25-07-2025
- Politics
- Wall Street Journal
‘No More Napoleons' Review: Keeping Watch Over the Channel
Britain was one of the great ordering powers of modern history, first in Europe and then across the world. It was a leading voice in all of the major settlements—from the Congress of Vienna, which ended the Napoleonic Wars, through the Treaty of Versailles, which followed World War I, to the conferences of Yalta and Potsdam, which established the parameters of the postwar world, to the North Atlantic Treaty, which continues to shape global security today. At its height, the British Empire famously extended so far that the sun never set on it. Today those days are long gone, but Britain still plays a major role in the defense of Europe, leading the Nordic and Baltic containments of Russia.
In this context, the appearance of Andrew Lambert's 'No More Napoleons: How Britain Managed Europe From Waterloo to World War One' is a salutary reminder that there is more than one way to achieve strategic effect. Much of the time, Britain ordered the Continent through large-scale interventions by legendary figures such as the Duke of Marlborough, the Duke of Wellington, Field Marshal Montgomery and the British Army of the Rhine, which never fired a shot but fulfilled its mission of deterring a Soviet attack on Western Europe. In recent times, the United States has taken on this role and its consequent global footprint of military bases and force deployments.

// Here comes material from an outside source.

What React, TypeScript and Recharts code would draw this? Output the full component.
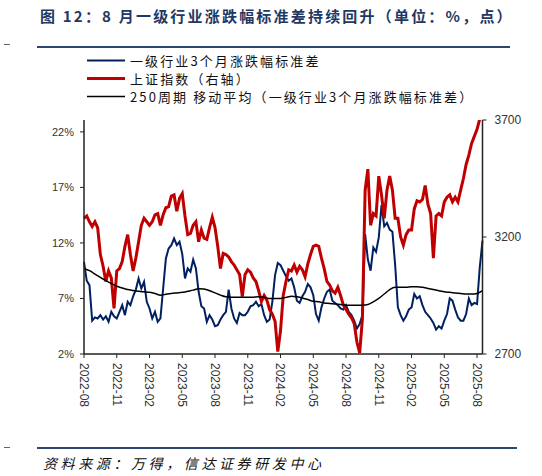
import React from 'react';
import { LineChart, Line, XAxis, YAxis } from 'recharts';

// x = months since 2022-08, one reading per quarter month
const STEP = 0.25;

const xTickLabels = [
  '2022-08', '2022-11', '2023-02', '2023-05', '2023-08', '2023-11', '2024-02',
  '2024-05', '2024-08', '2024-11', '2025-02', '2025-05', '2025-08',
];

const leftTicks = [2, 7, 12, 17, 22];
const rightTicks = [2700, 3200, 3700];

// 一级行业3个月涨跌幅标准差 (%)
const industryStd = [
  10.3, 8.6, 8.2, 5.0, 5.3, 5.2, 5.5, 5.1, 5.4, 4.9, 5.8, 5.4,
  5.2, 5.8, 6.4, 5.5, 6.7, 6.4, 7.2, 7.8, 8.8, 7.9, 8.5, 6.7,
  6.1, 5.2, 5.8, 4.9, 5.2, 7.9, 10.6, 11.5, 11.8, 12.4, 11.8, 12.1,
  11.0, 8.8, 9.7, 9.4, 10.5, 9.7, 7.6, 6.3, 6.1, 4.9, 5.5, 5.1,
  4.5, 4.6, 5.1, 5.5, 5.8, 7.8, 6.1, 5.2, 4.8, 5.7, 5.5, 5.5,
  5.8, 6.3, 6.4, 6.7, 6.3, 6.5, 5.5, 4.9, 5.1, 6.7, 9.1, 10.2,
  10.0, 9.5, 9.0, 8.6, 8.8, 8.0, 6.8, 6.6, 7.2, 7.6, 8.3, 8.0,
  7.3, 5.6, 5.0, 6.2, 7.0, 7.6, 7.8, 6.8, 6.6, 6.4, 6.1, 6.0,
  6.4, 5.8, 5.5, 5.0, 4.3, 4.7, 5.5, 12.8, 10.5, 9.5, 11.6, 11.2,
  12.5, 15.4, 13.5, 13.8, 13.2, 13.0, 10.0, 6.2, 5.5, 5.0, 5.4, 6.0,
  6.2, 7.4, 7.0, 7.2, 6.4, 5.8, 5.5, 5.2, 4.8, 4.2, 4.5, 4.3,
  5.0, 5.6, 7.0, 6.8, 6.0, 5.3, 5.0, 5.0, 5.6, 7.0, 6.4, 6.6,
  6.5, 9.8, 12.2,
];

// 上证指数 (右轴)
const shIndex = [
  3280, 3290, 3265, 3245, 3265, 3240, 3125, 3075, 3010, 3055, 3025, 2895,
  3055, 3065, 3095, 3160, 3210, 3125, 3055, 3110, 3180, 3250, 3280, 3265,
  3250, 3265, 3295, 3300, 3250, 3295, 3325, 3330, 3375, 3380, 3310, 3365,
  3385, 3290, 3210, 3215, 3250, 3265, 3180, 3230, 3195, 3190, 3240, 3285,
  3240, 3160, 3065, 3130, 3125, 3115, 3095, 3080, 3060, 3040, 2945, 3040,
  3060, 3050, 3025, 3010, 2970, 2925, 2950, 2930, 2890, 2870, 2840, 2710,
  2800, 2950, 3010, 3060, 3055, 3080, 3050, 3075, 3060, 3030, 3085, 3125,
  3160, 3165, 3160, 3110, 3065, 3010, 2995, 2970, 2960, 2985, 2950, 2910,
  2890, 2870, 2855, 2830, 2750, 2705, 2850, 3400, 3490, 3250, 3300, 3290,
  3460, 3380, 3280, 3400, 3460, 3400, 3280, 3280, 3200, 3165, 3210, 3230,
  3230, 3320, 3355, 3350, 3360, 3420, 3340, 3300, 3110, 3290, 3300, 3290,
  3350, 3370, 3380, 3350, 3370, 3350, 3400, 3450, 3510, 3550, 3600, 3630,
  3660, 3705, 3760,
];

// 250周期移动平均, one reading per half month
const MA_STEP = 0.5;
const movingAvg = [
  9.7, 9.5, 9.2, 8.9, 8.6, 8.35, 8.1, 7.95, 7.8, 7.72, 7.65, 7.6,
  7.55, 7.45, 7.3, 7.38, 7.45, 7.5, 7.55, 7.65, 7.75, 7.88, 7.85, 7.7,
  7.5, 7.3, 7.15, 7.12, 7.1, 7.1, 7.1, 7.12, 7.15, 7.1, 7.0, 7.0,
  7.0, 7.1, 7.2, 7.15, 7.05, 6.9, 6.75, 6.7, 6.6, 6.55, 6.5, 6.45,
  6.4, 6.4, 6.4, 6.4, 6.45, 6.7, 7.0, 7.4, 7.8, 8.0, 8.0, 8.0,
  8.05, 8.05, 8.0, 7.9, 7.8, 7.7, 7.6, 7.55, 7.5, 7.45, 7.4, 7.4,
  7.45, 7.7,
];

const rows = industryStd.map((v, i) => ({ m: i * STEP, std: v, sh: shIndex[i] }));
const maRows = movingAvg.map((v, i) => ({ m: i * MA_STEP, ma: v }));
const xTicks = xTickLabels.map((_, i) => i * 3);

const BLUE = '#002060';
const RED = '#C00000';
const NAVY = '#1F3864';
const tickFont = '"Liberation Sans", Arial, sans-serif';
const cjkFont = '"Noto Sans CJK SC", sans-serif';

const XTick = (props: any) => {
  const { x, y, payload } = props;
  const label = xTickLabels[Math.round(payload.value / 3)];
  return (
    <text
      transform={`translate(${x},${y + 3}) rotate(90)`}
      textAnchor="start"
      dy="0.35em"
      fontSize={12}
      fontFamily={tickFont}
      fill="#333"
    >
      {label}
    </text>
  );
};

const legendItems = [
  { name: '一级行业3个月涨跌幅标准差', color: BLUE, width: 2, top: 52 },
  { name: '上证指数（右轴）', color: RED, width: 3, top: 70 },
  { name: '250周期 移动平均（一级行业3个月涨跌幅标准差）', color: '#000', width: 1.5, top: 88 },
];

export default function App() {
  return (
    <div style={{ position: 'absolute', left: 0, top: 0, width: 542, height: 476, background: '#fff', overflow: 'hidden' }}>
      <div
        style={{
          position: 'absolute', left: 40, top: 5, fontFamily: cjkFont, fontWeight: 700,
          fontSize: 15, color: NAVY, letterSpacing: 2.2, whiteSpace: 'nowrap', lineHeight: '22px',
        }}
      >
        图 12：8 月一级行业涨跌幅标准差持续回升（单位：%，点）
      </div>
      <div style={{ position: 'absolute', left: 4, top: 44, width: 6, height: 1, background: '#666' }} />
      <div style={{ position: 'absolute', left: 37, top: 46, width: 473, height: 2, background: '#2E4570' }} />

      {legendItems.map((it) => (
        <div key={it.name} style={{ position: 'absolute', left: 87, top: it.top, height: 17, display: 'flex', alignItems: 'center', whiteSpace: 'nowrap' }}>
          <svg width={38} height={17} style={{ display: 'block' }}>
            <line x1={0} x2={38} y1={8.5} y2={8.5} stroke={it.color} strokeWidth={it.width} />
          </svg>
          <span style={{ marginLeft: 5, fontFamily: cjkFont, fontSize: 13, letterSpacing: 2.1, color: '#111', lineHeight: '17px' }}>
            {it.name}
          </span>
        </div>
      ))}

      <div style={{ position: 'absolute', left: 0, top: 0 }}>
        <LineChart width={542} height={476} data={rows} margin={{ top: 120, right: 0, bottom: 0, left: 0 }}>
          <XAxis
            dataKey="m"
            type="number"
            domain={[0, 36.5]}
            ticks={xTicks}
            interval={0}
            height={122}
            tick={<XTick />}
            tickSize={4}
            tickMargin={2}
            axisLine={{ stroke: '#222', strokeWidth: 1.5 }}
            tickLine={{ stroke: '#222' }}
          />
          <YAxis
            yAxisId="left"
            domain={[2, 23.07]}
            ticks={leftTicks}
            interval={0}
            width={84}
            tickSize={4}
            tickMargin={6}
            tickFormatter={(v: number) => `${v}%`}
            tick={{ fontSize: 11, fill: '#333', fontFamily: tickFont }}
            axisLine={{ stroke: '#222', strokeWidth: 1.5 }}
            tickLine={{ stroke: '#222' }}
            allowDataOverflow
          />
          <YAxis
            yAxisId="right"
            orientation="right"
            domain={[2700, 3700]}
            ticks={rightTicks}
            interval={0}
            width={59.5}
            tickSize={4}
            tickMargin={8}
            tick={{ fontSize: 12, fill: '#333', fontFamily: tickFont }}
            axisLine={{ stroke: '#222', strokeWidth: 1.5 }}
            tickLine={{ stroke: '#222' }}
            allowDataOverflow
          />
          <Line yAxisId="left" dataKey="std" stroke={BLUE} strokeWidth={2} dot={false} type="linear" isAnimationActive={false} />
          <Line yAxisId="right" dataKey="sh" stroke={RED} strokeWidth={3} dot={false} type="linear" isAnimationActive={false} />
          <Line yAxisId="left" data={maRows} dataKey="ma" stroke="#000" strokeWidth={1.5} dot={false} type="monotone" isAnimationActive={false} />
        </LineChart>
      </div>

      <div style={{ position: 'absolute', left: 4, top: 447, width: 6, height: 1, background: '#666' }} />
      <div style={{ position: 'absolute', left: 37, top: 447, width: 480, height: 2, background: '#2E4570' }} />
      <div
        style={{
          position: 'absolute', left: 43, top: 453, fontFamily: cjkFont, fontStyle: 'italic',
          fontSize: 14, letterSpacing: 3.6, color: '#111', whiteSpace: 'nowrap', lineHeight: '20px',
        }}
      >
        资料来源：万得，信达证券研发中心
      </div>
    </div>
  );
}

Yet as Mr. Lambert, a professor of naval history at King's College, London, points out, during the long 19th century and up until World War I, London pursued a much more arm's-length policy in Europe. Exhausted by two decades of war against France, saddled with a huge debt and confined by a laissez-faire 'small-state' orthodoxy, British strategists sought a less expensive and intrusive way to maintain their interests on the Continent. They did this with a small army but a large navy and by knitting together a defensive system of forts and alliances designed to preserve the overall equilibrium—what Lord Liverpool, Britain's prime minister from 1812 to 1827, called a 'fair and proper balance of power in Europe between the different continental states'—on which Britain's security depended.

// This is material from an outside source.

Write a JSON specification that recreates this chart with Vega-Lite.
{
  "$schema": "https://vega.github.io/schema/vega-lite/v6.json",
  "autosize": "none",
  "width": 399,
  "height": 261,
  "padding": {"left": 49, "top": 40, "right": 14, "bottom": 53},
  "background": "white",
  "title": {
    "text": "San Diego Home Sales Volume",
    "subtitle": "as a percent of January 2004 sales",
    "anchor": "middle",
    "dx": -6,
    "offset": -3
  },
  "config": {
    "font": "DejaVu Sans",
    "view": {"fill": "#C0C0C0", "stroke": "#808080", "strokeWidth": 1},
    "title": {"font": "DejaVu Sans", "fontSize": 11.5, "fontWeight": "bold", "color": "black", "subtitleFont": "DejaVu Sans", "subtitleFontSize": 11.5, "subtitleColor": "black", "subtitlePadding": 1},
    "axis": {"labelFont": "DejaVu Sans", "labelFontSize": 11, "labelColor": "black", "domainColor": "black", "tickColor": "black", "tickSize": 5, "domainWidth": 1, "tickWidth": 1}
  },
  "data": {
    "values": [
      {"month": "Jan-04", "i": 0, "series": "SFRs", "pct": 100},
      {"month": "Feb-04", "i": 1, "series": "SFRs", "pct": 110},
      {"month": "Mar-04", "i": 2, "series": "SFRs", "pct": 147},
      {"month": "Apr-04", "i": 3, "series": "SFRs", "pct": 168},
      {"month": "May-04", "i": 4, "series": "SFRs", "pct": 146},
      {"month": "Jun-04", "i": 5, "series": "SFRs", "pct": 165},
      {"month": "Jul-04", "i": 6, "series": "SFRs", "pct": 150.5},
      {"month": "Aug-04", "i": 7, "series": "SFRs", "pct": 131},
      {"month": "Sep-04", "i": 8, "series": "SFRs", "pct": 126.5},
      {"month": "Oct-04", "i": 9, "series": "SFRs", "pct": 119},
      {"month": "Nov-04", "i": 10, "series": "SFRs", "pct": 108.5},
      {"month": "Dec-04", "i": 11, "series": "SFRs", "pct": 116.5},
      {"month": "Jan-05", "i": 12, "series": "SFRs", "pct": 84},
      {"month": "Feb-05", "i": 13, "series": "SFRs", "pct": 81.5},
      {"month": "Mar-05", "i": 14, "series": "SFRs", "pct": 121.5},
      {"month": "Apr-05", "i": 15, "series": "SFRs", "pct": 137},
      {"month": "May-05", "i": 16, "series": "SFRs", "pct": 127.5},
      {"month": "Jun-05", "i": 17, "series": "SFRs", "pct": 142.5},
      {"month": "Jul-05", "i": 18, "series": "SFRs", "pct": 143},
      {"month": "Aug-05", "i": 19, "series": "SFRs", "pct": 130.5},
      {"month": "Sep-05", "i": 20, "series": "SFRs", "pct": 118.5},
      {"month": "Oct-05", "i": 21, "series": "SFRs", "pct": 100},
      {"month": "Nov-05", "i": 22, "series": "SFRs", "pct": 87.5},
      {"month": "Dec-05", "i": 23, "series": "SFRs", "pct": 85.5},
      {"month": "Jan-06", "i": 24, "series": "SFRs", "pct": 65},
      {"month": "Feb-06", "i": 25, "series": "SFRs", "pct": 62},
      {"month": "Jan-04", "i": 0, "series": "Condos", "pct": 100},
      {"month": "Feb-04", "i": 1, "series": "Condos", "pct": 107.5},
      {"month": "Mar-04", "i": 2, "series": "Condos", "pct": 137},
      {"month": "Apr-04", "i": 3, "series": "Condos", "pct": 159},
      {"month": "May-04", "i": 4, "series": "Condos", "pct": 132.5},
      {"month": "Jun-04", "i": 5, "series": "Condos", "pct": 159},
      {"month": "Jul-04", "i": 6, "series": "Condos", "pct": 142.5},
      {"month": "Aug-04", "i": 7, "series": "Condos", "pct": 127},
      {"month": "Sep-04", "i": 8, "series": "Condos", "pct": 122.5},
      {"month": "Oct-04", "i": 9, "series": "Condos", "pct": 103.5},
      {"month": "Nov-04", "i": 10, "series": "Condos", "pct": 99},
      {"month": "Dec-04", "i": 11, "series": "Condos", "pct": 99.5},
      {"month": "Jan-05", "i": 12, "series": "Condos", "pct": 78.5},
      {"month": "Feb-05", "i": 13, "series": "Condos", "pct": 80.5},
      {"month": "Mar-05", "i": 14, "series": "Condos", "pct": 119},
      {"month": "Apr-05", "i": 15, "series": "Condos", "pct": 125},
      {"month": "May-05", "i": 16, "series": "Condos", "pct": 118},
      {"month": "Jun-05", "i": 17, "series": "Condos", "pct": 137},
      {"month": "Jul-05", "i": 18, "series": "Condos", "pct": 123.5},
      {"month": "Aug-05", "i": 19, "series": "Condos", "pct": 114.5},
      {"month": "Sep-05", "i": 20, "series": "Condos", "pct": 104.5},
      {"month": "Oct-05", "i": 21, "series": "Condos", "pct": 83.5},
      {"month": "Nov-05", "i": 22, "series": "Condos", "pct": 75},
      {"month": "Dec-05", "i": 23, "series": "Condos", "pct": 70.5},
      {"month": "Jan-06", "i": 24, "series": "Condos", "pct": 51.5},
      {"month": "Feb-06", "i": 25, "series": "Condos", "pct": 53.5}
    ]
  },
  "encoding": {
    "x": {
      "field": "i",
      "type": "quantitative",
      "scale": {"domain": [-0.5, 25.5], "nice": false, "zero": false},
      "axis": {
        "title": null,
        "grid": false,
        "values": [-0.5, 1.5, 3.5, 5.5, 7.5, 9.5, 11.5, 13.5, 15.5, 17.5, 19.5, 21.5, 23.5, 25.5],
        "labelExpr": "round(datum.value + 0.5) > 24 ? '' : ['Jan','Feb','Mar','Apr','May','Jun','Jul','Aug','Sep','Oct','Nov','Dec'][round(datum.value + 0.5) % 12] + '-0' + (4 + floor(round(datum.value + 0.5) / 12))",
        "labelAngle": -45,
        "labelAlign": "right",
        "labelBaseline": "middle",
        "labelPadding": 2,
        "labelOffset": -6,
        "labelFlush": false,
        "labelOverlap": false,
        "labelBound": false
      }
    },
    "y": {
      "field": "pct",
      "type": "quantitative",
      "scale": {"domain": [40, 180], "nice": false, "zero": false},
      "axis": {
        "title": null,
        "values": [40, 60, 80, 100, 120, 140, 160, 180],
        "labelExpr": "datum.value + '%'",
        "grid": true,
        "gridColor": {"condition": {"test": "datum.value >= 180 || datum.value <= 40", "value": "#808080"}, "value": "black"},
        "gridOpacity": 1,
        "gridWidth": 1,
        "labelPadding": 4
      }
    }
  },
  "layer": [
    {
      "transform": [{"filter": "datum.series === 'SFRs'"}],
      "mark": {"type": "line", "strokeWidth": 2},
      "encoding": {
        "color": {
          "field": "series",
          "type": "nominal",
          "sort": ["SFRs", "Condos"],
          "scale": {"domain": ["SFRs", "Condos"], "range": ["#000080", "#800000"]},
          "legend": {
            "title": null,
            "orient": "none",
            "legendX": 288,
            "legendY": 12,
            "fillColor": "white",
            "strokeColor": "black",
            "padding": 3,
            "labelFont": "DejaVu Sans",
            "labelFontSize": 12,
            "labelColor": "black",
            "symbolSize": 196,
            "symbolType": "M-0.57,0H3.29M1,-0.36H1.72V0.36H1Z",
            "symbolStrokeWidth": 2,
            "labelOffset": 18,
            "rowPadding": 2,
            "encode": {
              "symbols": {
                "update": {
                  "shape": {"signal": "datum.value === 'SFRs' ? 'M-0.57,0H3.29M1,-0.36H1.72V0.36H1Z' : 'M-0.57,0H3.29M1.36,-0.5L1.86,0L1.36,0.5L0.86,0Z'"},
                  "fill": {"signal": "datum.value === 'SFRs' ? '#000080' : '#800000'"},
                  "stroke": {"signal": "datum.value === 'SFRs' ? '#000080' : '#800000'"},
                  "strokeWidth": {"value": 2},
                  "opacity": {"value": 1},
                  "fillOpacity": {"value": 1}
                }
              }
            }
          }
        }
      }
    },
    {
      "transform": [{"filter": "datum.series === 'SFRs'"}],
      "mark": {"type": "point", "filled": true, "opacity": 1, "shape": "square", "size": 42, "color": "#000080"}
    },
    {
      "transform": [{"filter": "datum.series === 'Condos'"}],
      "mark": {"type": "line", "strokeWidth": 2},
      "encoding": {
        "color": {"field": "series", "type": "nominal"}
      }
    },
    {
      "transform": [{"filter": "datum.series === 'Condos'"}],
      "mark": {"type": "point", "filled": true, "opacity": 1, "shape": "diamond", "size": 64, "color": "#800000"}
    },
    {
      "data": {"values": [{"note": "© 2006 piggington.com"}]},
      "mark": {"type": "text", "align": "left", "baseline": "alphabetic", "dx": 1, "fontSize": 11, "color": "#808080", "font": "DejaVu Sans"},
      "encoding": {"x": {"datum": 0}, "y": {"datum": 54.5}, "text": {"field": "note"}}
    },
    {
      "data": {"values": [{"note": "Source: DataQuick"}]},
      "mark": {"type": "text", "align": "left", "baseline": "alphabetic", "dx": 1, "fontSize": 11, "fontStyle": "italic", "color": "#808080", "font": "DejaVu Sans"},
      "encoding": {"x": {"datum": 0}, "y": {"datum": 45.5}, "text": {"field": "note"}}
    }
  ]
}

We tend to think of the 19th century as the apogee of the British Empire, and that is not wrong given Britain's stupendous growth during that period, but Mr. Lambert shows that Europe was the main focus throughout. One particular bit of Europe—the English Channel—mattered most of all. The British government watched very closely the French building works at Cherbourg and their designs on the Belgian port of Antwerp because it was from there that an invasion of the south coast of England could be mounted. Security was very local.